Midland health and safety training provider Woodland Grange has pioneered a new British health and safety qualification in Thailand - and is in line to present the course in seven more international markets, including Brazil and China.
The move has helped to reinforce record levels of overseas business for the Leamington Spa based organisation, which is part of EEF West Midlands.
CMTC, its international and in-company division, has developed the Thai initiative as a pilot for a prominent international engineering company. During 2008 it will be extending the training to the company's activities in Russia, France, Romania, Brazil and China.
Among other new overseas business, CMTC has clinched a contract to train executives from Lloyd's Register in the United States.
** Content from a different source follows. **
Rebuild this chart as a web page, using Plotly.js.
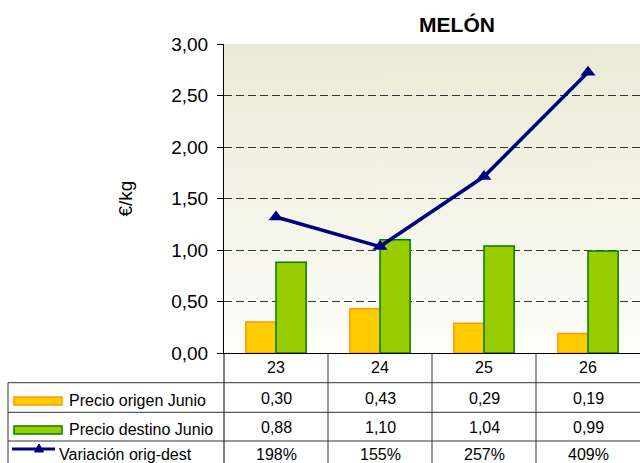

This is particularly significant because it saw the client opt for a British trainer and qualification, rather than a domestic one.
The two contracts also provide further evidence of the growing acknowledgment of the quality of British health and safety products.
CMTC's work is based on international versions of two established British qualifications, the NEBOSH International General Certificate and the IOSH Managing Safely international version.
CMTC has been particularly prominent in providing training in markets which have under-developed health and safety cultures.
Two years ago it established a training base in Brunei for Eastern Pacific markets, from which it is providing training for delegates from a range of different countries.
The company has also been active in Eastern Europe and Central Asia.
In Kazakhstan, it regularly delivers training for the country's booming petrochemical and gas industries, and it has also presented training in Poland and Russia. It was the first UK trainer to undertake a complete interpretation of all course material into a foreign language, when it developed a Russian translation of the NEBOSH International General Certificate.
CMTC manager Darby Allan, who also presents some of the courses, said: "In several markets we feel that we are not only training people to help their specific companies, but actually helping to expose industry in general to a revolution in health and safety practice.
"It is often a major challenge to develop training that will actually work, but that makes it all the more rewarding."